The group continues to work from its storefront office in Pittsfield, occasionally distributing leaflets here. A man who answered the group's office phone Thursday denied any connection with the Brooklyn group. "We have nothing to do with that, and have no comment," he said, hanging up the phone when questioned further.
Yet there appears to be little doubt that the groups are linked. Peggy Uman, who started working with Perente-Ramos in the early 1970s, said she moved here in 1975 to establish the group, having first cleared it with him. Then, until she left the group seven years later, she filed daily reports about her activities, she said.
Ms. Kling, despite her experience, remains ambivalent about her break with the group and was upset to read that five of her former comrades hand been arrested on weapons charges, including Diane Garrett, her sponsor. "She's a compassionate, caring person," Ms. Kling said. "She really cares about the poor. She would never use a gun."

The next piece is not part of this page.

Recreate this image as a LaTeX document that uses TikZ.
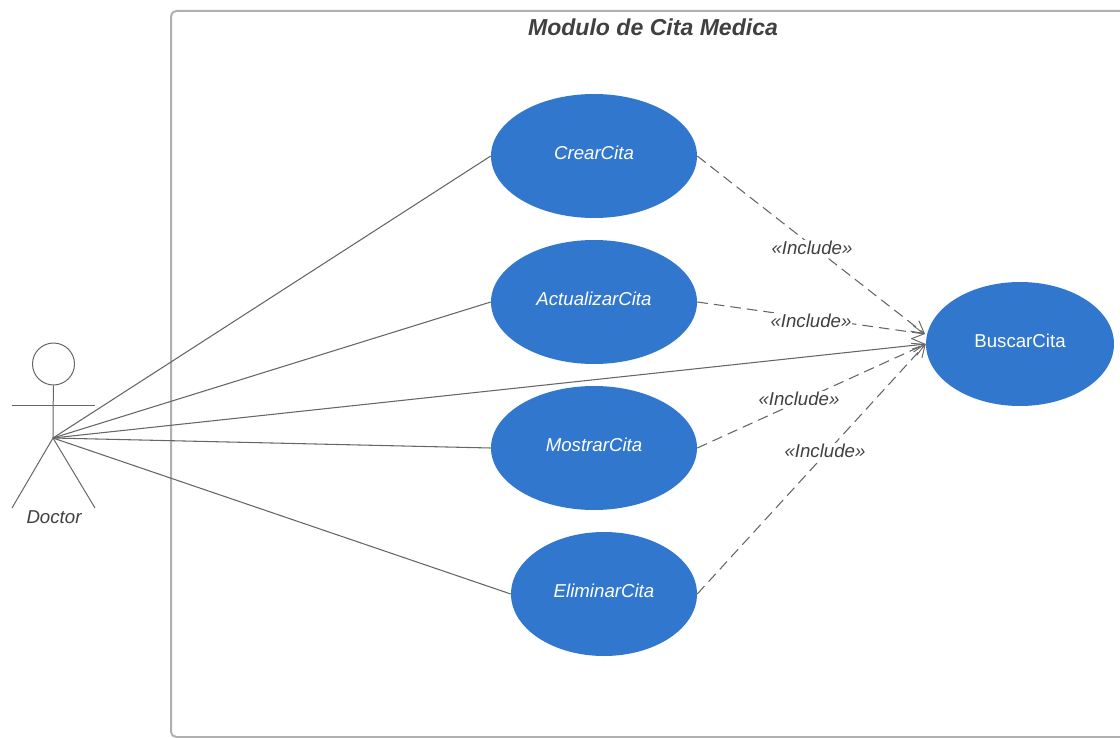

Ms. Kling objected to the characterization of the group as a cult, and said that no physical force was ever used to keep her there. But, she said, she does not want to go back.
In the first three months of 1995, Ms. Kling said, she was cloistered in Brooklyn. When her father was visiting from Missouri and wanted to spend the day with her, the group told her that she should not leave. Instead, he came to visit, and they were never left alone, she said.
The building was filled with bright people -- including a number of lawyers -- but it was also a tense place. Some recruits were clearly mentally ill, she said, and screaming arguments erupted regularly.
Dissatisfied with the life she was leading, Ms. Kling spent weeks plotting her escape. On that dark morning in March, alone in New York for the first time in her life, she wandered the streets of Brooklyn and tried to find a subway station.
"It was scary," she said, "but it felt wonderful to breathe the air of New York."